Only the female red-back bites people , the male’s fangs are too small to penetrate human skin. Even the bites from small females may cause extreme discomfort. The puncture marks are visible, the venom is normally very slow to act – causing a slight tingling within an hour but the full effect may take days to become apparent. Symptoms include swelling, stiffness and pain around the bite through to paralysis of the lower limbs.
Red-backs are not an aggressive spider – they only bite people when disturbed and think they are catching prey or being attacked.
Red-backs build untidy webs. The upper part is sticky to catch prey, the lower living quarters is not sticky. They build their webs adjacent to walls, fences, letterboxes, kid’s play equipment, stored items and under seats – including the outside loo. It’s worth having a look around, if you see any red-back webs there will be more – it is worth having a thorough treatment carried out by a professional Pest Manager. Simply removing the webs will not give control.
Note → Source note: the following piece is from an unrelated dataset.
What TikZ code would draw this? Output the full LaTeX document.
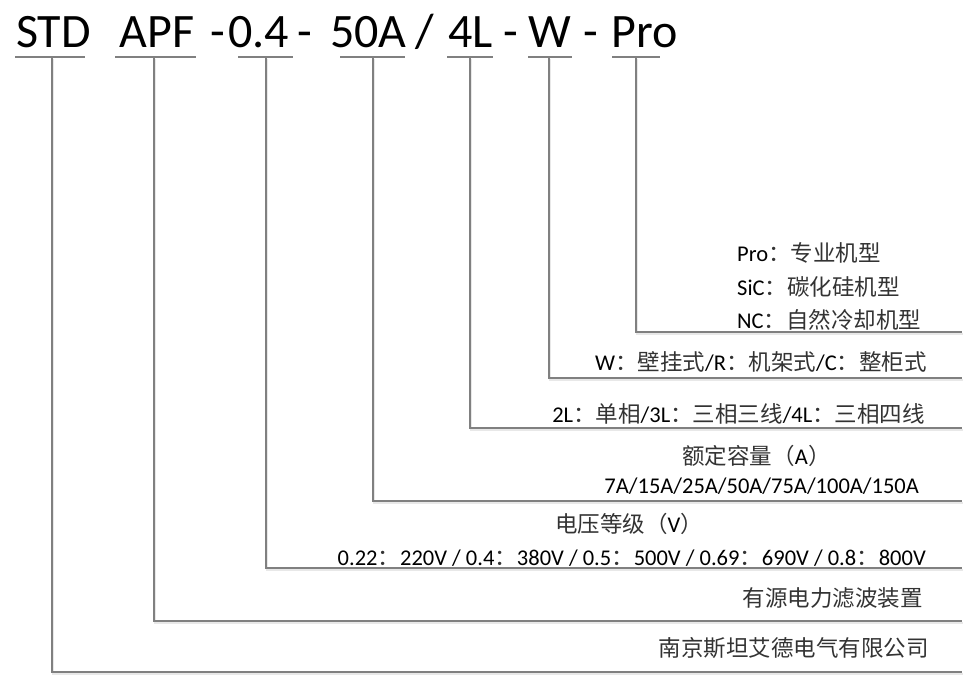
\documentclass[tikz,border=0pt]{standalone}
\usepackage{fontspec}
\setmainfont{Carlito}
\newfontfamily\cjk{Noto Sans CJK SC}
\usetikzlibrary{calc}
\usepackage{xcolor}
\definecolor{linegray}{HTML}{808080}
\definecolor{shadowgray}{HTML}{E8E8E8}
\newcommand{\zh}[1]{{\cjk\color{black!80}#1}}
\tikzset{
    code/.style={inner sep=0pt, anchor=base, font=\fontsize{48}{58}\selectfont},
    desc/.style={inner sep=0pt, font=\fontsize{22.5}{27}\selectfont},
    uline/.style={draw=linegray, line width=1.5pt},
    leader/.style={draw=linegray, line width=1.5pt, preaction={draw=shadowgray, line width=1.5pt, transform canvas={xshift=1pt, yshift=-2pt}}}
}
\begin{document}
\begin{tikzpicture}[x=1pt, y=-1pt]
    \useasboundingbox (0,0) rectangle (972,682);
    % model code
    \node [code] (std) at (53.5,48) {STD};
    \node [code] (apf) at (157,48) {APF};
    \node [code] (dasha) at (217.5,48) {-};
    \node [code] (volt) at (258.5,48) {0.4};
    \node [code] (dashb) at (305,48) {-};
    \node [code] (amp) at (368.5,48) {50A};
    \node [code] (slash) at (424.5,48) {/};
    \node [code] (wire) at (470.5,48) {4L};
    \node [code] (dashc) at (511,48) {-};
    \node [code] (mount) at (550,48) {W};
    \node [code] (dashd) at (591,48) {-};
    \node [code] (model) at (644.5,48) {Pro};

    % underlines
    \path [uline] (15,57) -- (85,57);
    \path [uline] (115,57) -- (196,57);
    \path [uline] (238,57) -- (293,57);
    \path [uline] (340,57) -- (405,57);
    \path [uline] (447,57) -- (493,57);
    \path [uline] (528,57) -- (572,57);
    \path [uline] (612,57) -- (660,57);

    \coordinate (std-u) at (52,57);     \coordinate (std-e) at (962,672);
    \coordinate (apf-u) at (154,57);    \coordinate (apf-e) at (962,621);
    \coordinate (volt-u) at (266,57);   \coordinate (volt-e) at (962,568);
    \coordinate (amp-u) at (373,57);    \coordinate (amp-e) at (962,501);
    \coordinate (wire-u) at (470,57);   \coordinate (wire-e) at (962,428);
    \coordinate (mount-u) at (549,57);  \coordinate (mount-e) at (962,378);
    \coordinate (model-u) at (636,57);  \coordinate (model-e) at (962,332);

    % descriptions
    \node [desc, anchor=base west] (pro) at (737,261) {Pro\zh{：专业机型}};
    \node [desc, anchor=base west] (sic) at (737,295) {SiC\zh{：碳化硅机型}};
    \node [desc, anchor=base west] (nc) at (737,328) {NC\zh{：自然冷却机型}};
    \node [desc, anchor=base east] (mounts) at (927,370) {W\zh{：壁挂式}/R\zh{：机架式}/C\zh{：整柜式}};
    \node [desc, anchor=base east] (wires) at (925,422) {2L\zh{：单相}/3L\zh{：三相三线}/4L\zh{：三相四线}};
    \node [desc, anchor=base] (amptitle) at (756.5,464) {\zh{额定容量（}A\zh{）}};
    \node [desc, anchor=base east] (amps) at (919,493) {7A/15A/25A/50A/75A/100A/150A};
    \node [desc, anchor=base west] (volttitle) at (555,532) {\zh{电压等级（}V\zh{）}};
    \node [desc, anchor=base east] (volts) at (926,565) {0.22\zh{：}220V / 0.4\zh{：}380V / 0.5\zh{：}500V / 0.69\zh{：}690V / 0.8\zh{：}800V};
    \node [desc, anchor=base east] (apfname) at (923,606) {\zh{有源电力滤波装置}};
    \node [desc, anchor=base east] (company) at (929,656) {\zh{南京斯坦艾德电气有限公司}};

    % leaders
    \path [leader] (std-u) |- (std-e);
    \path [leader] (apf-u) |- (apf-e);
    \path [leader] (volt-u) |- (volt-e);
    \path [leader] (amp-u) |- (amp-e);
    \path [leader] (wire-u) |- (wire-e);
    \path [leader] (mount-u) |- (mount-e);
    \path [leader] (model-u) |- (model-e);
\end{tikzpicture}
\end{document}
Red-backs live and breed in places where you will not find them and are very difficult to treat without specialized equipment – in wall and roof cavities, inside tubing such as outdoor furniture and amongst stored goods. If these areas are not treated, they will be the source of future infestation. In fact, red-back spider control is a case of search-and-destroy rather than control by a general spray treatment.
It is important that the treatment is as thorough as possible. Red-backs can reinfest by being carried in on goods or by the wind. Re-infestations will often not be controlled by the original treatment as the spider has little contact with surfaces and therefore may not come into contact with the treatment.